THURSDAY, 26 NOVEMBER 2015
The Earth’s lithosphere was first broken and set in motion by plumes formed deep in the interior of the planet; a hypothesis supported by the research group’s high-resolution 3D thermomechanical modeling data. These plumes formed weak spots allowing parts of the crust to descend into the mantle and form the first subduction zones, lubricated by the buried seawater. Forces in the mantle stretched the circular weak points over time; breaking the lithosphere into separate plates. The scientists also noted that locations where three plates come together at ‘triple junctions’ could be the sites where the lithosphere was stretched and broken by the upcoming plumes, for example at the Horn of Africa, where the African, Arabian and Indian plates meet. Nowadays, subduction zones are self-perpetuating; the power of the plumes is no longer required.

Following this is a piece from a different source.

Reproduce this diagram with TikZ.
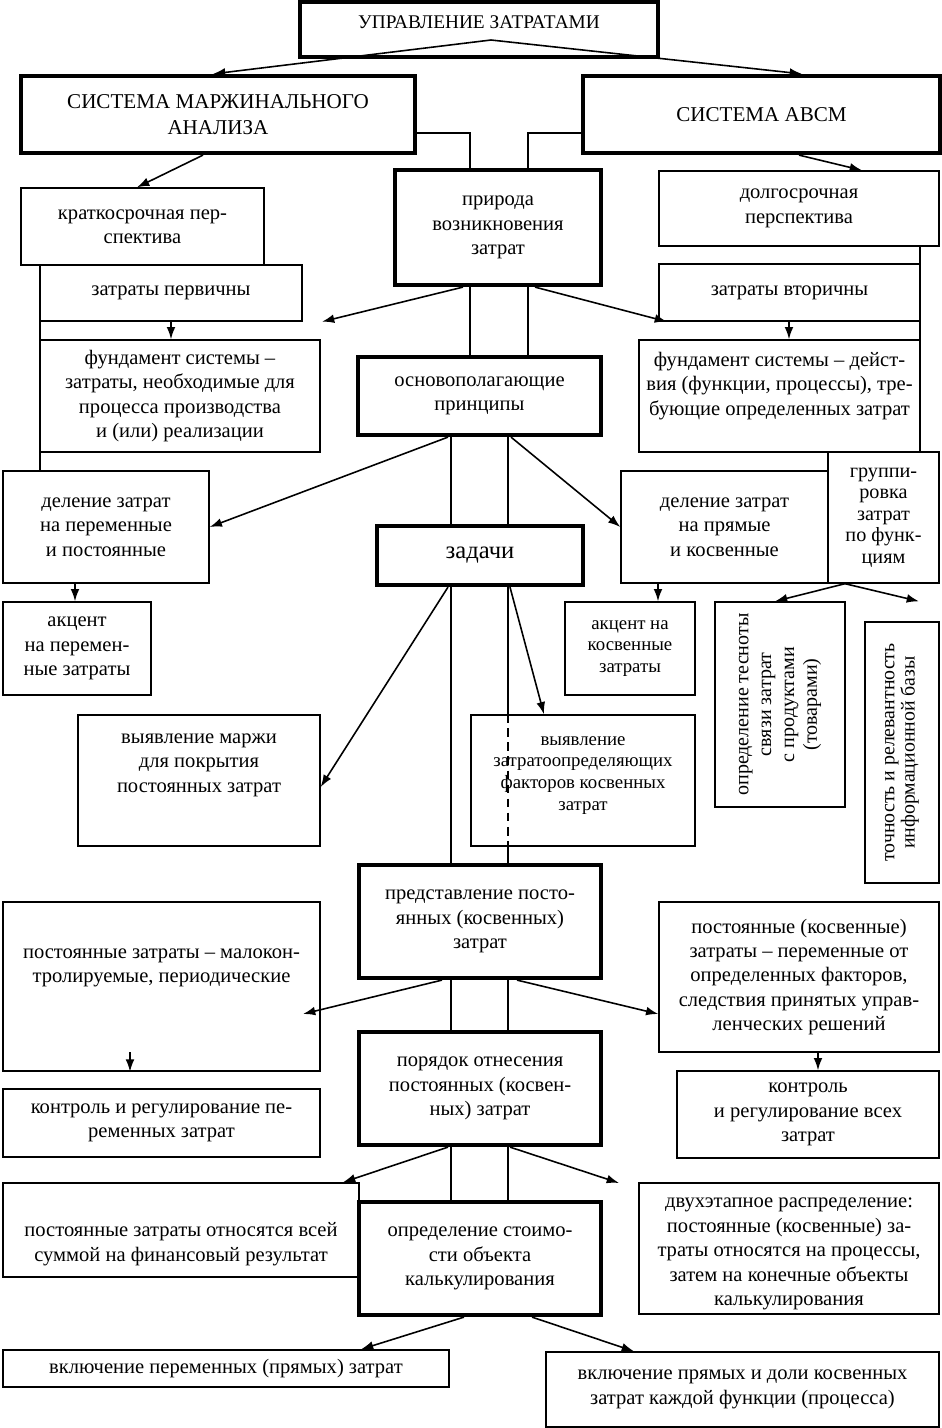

Venus has never had plate tectonics, so Gerya and his group used it as a model. They found coronae (crater-like circles) on its surface and have proposed that these could have also been plausibly made on Earth in conditions around the Precambrian period, when the mantle was very hot whilst the lithosphere was hard and cool. Before this period the lithosphere would have been to warm and flexible to break under the pressure of the plumes beneath.
The study would not have been possible without the aid of computer modeling. There is no geophysical data from that period and the time scale and enormity of the events make replicating them in the lab impossible. Computer models are therefore the only way we can reproduce and understand the events of the Earth’s early history.” says Gerya.